*** RECORDED INFORMATION ***

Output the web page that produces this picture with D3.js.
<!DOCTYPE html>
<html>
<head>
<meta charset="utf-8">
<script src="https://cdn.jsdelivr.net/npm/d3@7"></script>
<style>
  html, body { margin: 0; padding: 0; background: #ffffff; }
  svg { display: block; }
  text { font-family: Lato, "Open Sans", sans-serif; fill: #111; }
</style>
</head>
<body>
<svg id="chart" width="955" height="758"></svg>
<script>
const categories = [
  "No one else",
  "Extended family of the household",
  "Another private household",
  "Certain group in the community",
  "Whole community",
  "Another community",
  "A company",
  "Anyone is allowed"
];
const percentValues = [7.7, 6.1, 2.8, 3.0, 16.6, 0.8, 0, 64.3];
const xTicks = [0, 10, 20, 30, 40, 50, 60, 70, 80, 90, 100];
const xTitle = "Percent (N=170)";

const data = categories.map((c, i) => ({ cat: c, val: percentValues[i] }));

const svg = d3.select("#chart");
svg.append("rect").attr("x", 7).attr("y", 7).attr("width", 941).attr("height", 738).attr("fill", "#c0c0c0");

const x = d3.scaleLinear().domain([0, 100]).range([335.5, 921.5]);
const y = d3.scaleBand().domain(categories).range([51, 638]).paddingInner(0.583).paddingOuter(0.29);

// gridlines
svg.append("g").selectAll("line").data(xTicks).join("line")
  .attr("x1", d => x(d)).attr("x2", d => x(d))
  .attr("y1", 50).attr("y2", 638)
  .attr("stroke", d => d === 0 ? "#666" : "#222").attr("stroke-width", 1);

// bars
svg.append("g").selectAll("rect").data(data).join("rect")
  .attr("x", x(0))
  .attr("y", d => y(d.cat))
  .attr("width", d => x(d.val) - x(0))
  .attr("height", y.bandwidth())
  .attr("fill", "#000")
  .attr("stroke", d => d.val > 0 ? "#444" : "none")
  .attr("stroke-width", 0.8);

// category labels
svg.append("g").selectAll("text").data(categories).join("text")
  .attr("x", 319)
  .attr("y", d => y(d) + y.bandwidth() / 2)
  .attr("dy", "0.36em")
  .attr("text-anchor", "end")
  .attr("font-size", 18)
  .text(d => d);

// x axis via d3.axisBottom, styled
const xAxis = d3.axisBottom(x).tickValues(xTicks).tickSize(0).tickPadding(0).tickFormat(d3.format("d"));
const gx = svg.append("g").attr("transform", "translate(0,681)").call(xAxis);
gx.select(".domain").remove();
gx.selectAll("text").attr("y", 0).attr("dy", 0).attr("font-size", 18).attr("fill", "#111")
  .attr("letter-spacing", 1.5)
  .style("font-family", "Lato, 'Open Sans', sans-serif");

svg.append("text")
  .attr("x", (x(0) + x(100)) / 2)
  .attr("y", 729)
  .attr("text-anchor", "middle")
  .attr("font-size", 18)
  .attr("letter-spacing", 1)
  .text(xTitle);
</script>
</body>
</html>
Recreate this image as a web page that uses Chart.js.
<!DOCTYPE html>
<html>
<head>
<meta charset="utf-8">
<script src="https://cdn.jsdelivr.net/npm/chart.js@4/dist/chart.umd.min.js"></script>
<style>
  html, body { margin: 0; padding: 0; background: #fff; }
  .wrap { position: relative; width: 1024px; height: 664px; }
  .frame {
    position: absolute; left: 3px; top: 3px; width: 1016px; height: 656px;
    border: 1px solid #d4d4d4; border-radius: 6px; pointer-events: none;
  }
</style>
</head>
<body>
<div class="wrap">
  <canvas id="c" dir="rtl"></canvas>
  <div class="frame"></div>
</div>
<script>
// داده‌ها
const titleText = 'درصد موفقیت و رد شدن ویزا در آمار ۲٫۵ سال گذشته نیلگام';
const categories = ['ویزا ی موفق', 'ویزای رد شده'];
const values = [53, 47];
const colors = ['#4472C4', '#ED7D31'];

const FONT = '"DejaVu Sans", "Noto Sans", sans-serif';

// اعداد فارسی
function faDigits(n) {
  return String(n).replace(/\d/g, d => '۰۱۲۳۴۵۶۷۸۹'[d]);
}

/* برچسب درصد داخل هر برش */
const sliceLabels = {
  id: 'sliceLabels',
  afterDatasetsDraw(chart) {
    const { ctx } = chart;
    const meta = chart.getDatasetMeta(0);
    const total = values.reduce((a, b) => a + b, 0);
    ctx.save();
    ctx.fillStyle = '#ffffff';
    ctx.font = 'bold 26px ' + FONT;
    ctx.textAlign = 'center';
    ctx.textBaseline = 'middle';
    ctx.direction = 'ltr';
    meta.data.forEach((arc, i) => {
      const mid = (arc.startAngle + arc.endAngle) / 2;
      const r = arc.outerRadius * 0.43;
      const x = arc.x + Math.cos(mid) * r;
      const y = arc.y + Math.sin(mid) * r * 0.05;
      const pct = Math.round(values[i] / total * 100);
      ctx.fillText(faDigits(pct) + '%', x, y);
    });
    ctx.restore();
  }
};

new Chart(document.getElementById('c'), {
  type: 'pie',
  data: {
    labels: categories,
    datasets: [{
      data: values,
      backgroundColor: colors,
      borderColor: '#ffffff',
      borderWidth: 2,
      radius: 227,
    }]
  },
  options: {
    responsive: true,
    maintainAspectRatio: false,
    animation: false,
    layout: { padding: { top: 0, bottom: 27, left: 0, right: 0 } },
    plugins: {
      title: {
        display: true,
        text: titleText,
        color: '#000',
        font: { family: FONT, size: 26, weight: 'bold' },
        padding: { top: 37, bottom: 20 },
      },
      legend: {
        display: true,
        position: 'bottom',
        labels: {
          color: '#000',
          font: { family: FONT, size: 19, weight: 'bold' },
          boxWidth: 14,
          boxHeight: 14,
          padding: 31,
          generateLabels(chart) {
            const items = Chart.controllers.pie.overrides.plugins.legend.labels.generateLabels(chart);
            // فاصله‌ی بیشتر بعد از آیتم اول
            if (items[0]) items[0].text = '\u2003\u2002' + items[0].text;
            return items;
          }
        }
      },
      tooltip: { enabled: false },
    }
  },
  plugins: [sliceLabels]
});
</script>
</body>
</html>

***

- WRITTEN PROBLEM:
Each record above should be repeated exactly as it appears.

- COMPLETED EXERCISE:
Output the web page that produces this picture with D3.js.
<!DOCTYPE html>
<html>
<head>
<meta charset="utf-8">
<script src="https://cdn.jsdelivr.net/npm/d3@7"></script>
<style>
  html, body { margin: 0; padding: 0; background: #ffffff; }
  svg { display: block; }
  text { font-family: Lato, "Open Sans", sans-serif; fill: #111; }
</style>
</head>
<body>
<svg id="chart" width="955" height="758"></svg>
<script>
const categories = [
  "No one else",
  "Extended family of the household",
  "Another private household",
  "Certain group in the community",
  "Whole community",
  "Another community",
  "A company",
  "Anyone is allowed"
];
const percentValues = [7.7, 6.1, 2.8, 3.0, 16.6, 0.8, 0, 64.3];
const xTicks = [0, 10, 20, 30, 40, 50, 60, 70, 80, 90, 100];
const xTitle = "Percent (N=170)";

const data = categories.map((c, i) => ({ cat: c, val: percentValues[i] }));

const svg = d3.select("#chart");
svg.append("rect").attr("x", 7).attr("y", 7).attr("width", 941).attr("height", 738).attr("fill", "#c0c0c0");

const x = d3.scaleLinear().domain([0, 100]).range([335.5, 921.5]);
const y = d3.scaleBand().domain(categories).range([51, 638]).paddingInner(0.583).paddingOuter(0.29);

// gridlines
svg.append("g").selectAll("line").data(xTicks).join("line")
  .attr("x1", d => x(d)).attr("x2", d => x(d))
  .attr("y1", 50).attr("y2", 638)
  .attr("stroke", d => d === 0 ? "#666" : "#222").attr("stroke-width", 1);

// bars
svg.append("g").selectAll("rect").data(data).join("rect")
  .attr("x", x(0))
  .attr("y", d => y(d.cat))
  .attr("width", d => x(d.val) - x(0))
  .attr("height", y.bandwidth())
  .attr("fill", "#000")
  .attr("stroke", d => d.val > 0 ? "#444" : "none")
  .attr("stroke-width", 0.8);

// category labels
svg.append("g").selectAll("text").data(categories).join("text")
  .attr("x", 319)
  .attr("y", d => y(d) + y.bandwidth() / 2)
  .attr("dy", "0.36em")
  .attr("text-anchor", "end")
  .attr("font-size", 18)
  .text(d => d);

// x axis via d3.axisBottom, styled
const xAxis = d3.axisBottom(x).tickValues(xTicks).tickSize(0).tickPadding(0).tickFormat(d3.format("d"));
const gx = svg.append("g").attr("transform", "translate(0,681)").call(xAxis);
gx.select(".domain").remove();
gx.selectAll("text").attr("y", 0).attr("dy", 0).attr("font-size", 18).attr("fill", "#111")
  .attr("letter-spacing", 1.5)
  .style("font-family", "Lato, 'Open Sans', sans-serif");

svg.append("text")
  .attr("x", (x(0) + x(100)) / 2)
  .attr("y", 729)
  .attr("text-anchor", "middle")
  .attr("font-size", 18)
  .attr("letter-spacing", 1)
  .text(xTitle);
</script>
</body>
</html>
Recreate this image as a web page that uses Chart.js.
<!DOCTYPE html>
<html>
<head>
<meta charset="utf-8">
<script src="https://cdn.jsdelivr.net/npm/chart.js@4/dist/chart.umd.min.js"></script>
<style>
  html, body { margin: 0; padding: 0; background: #fff; }
  .wrap { position: relative; width: 1024px; height: 664px; }
  .frame {
    position: absolute; left: 3px; top: 3px; width: 1016px; height: 656px;
    border: 1px solid #d4d4d4; border-radius: 6px; pointer-events: none;
  }
</style>
</head>
<body>
<div class="wrap">
  <canvas id="c" dir="rtl"></canvas>
  <div class="frame"></div>
</div>
<script>
// داده‌ها
const titleText = 'درصد موفقیت و رد شدن ویزا در آمار ۲٫۵ سال گذشته نیلگام';
const categories = ['ویزا ی موفق', 'ویزای رد شده'];
const values = [53, 47];
const colors = ['#4472C4', '#ED7D31'];

const FONT = '"DejaVu Sans", "Noto Sans", sans-serif';

// اعداد فارسی
function faDigits(n) {
  return String(n).replace(/\d/g, d => '۰۱۲۳۴۵۶۷۸۹'[d]);
}

/* برچسب درصد داخل هر برش */
const sliceLabels = {
  id: 'sliceLabels',
  afterDatasetsDraw(chart) {
    const { ctx } = chart;
    const meta = chart.getDatasetMeta(0);
    const total = values.reduce((a, b) => a + b, 0);
    ctx.save();
    ctx.fillStyle = '#ffffff';
    ctx.font = 'bold 26px ' + FONT;
    ctx.textAlign = 'center';
    ctx.textBaseline = 'middle';
    ctx.direction = 'ltr';
    meta.data.forEach((arc, i) => {
      const mid = (arc.startAngle + arc.endAngle) / 2;
      const r = arc.outerRadius * 0.43;
      const x = arc.x + Math.cos(mid) * r;
      const y = arc.y + Math.sin(mid) * r * 0.05;
      const pct = Math.round(values[i] / total * 100);
      ctx.fillText(faDigits(pct) + '%', x, y);
    });
    ctx.restore();
  }
};

new Chart(document.getElementById('c'), {
  type: 'pie',
  data: {
    labels: categories,
    datasets: [{
      data: values,
      backgroundColor: colors,
      borderColor: '#ffffff',
      borderWidth: 2,
      radius: 227,
    }]
  },
  options: {
    responsive: true,
    maintainAspectRatio: false,
    animation: false,
    layout: { padding: { top: 0, bottom: 27, left: 0, right: 0 } },
    plugins: {
      title: {
        display: true,
        text: titleText,
        color: '#000',
        font: { family: FONT, size: 26, weight: 'bold' },
        padding: { top: 37, bottom: 20 },
      },
      legend: {
        display: true,
        position: 'bottom',
        labels: {
          color: '#000',
          font: { family: FONT, size: 19, weight: 'bold' },
          boxWidth: 14,
          boxHeight: 14,
          padding: 31,
          generateLabels(chart) {
            const items = Chart.controllers.pie.overrides.plugins.legend.labels.generateLabels(chart);
            // فاصله‌ی بیشتر بعد از آیتم اول
            if (items[0]) items[0].text = '\u2003\u2002' + items[0].text;
            return items;
          }
        }
      },
      tooltip: { enabled: false },
    }
  },
  plugins: [sliceLabels]
});
</script>
</body>
</html>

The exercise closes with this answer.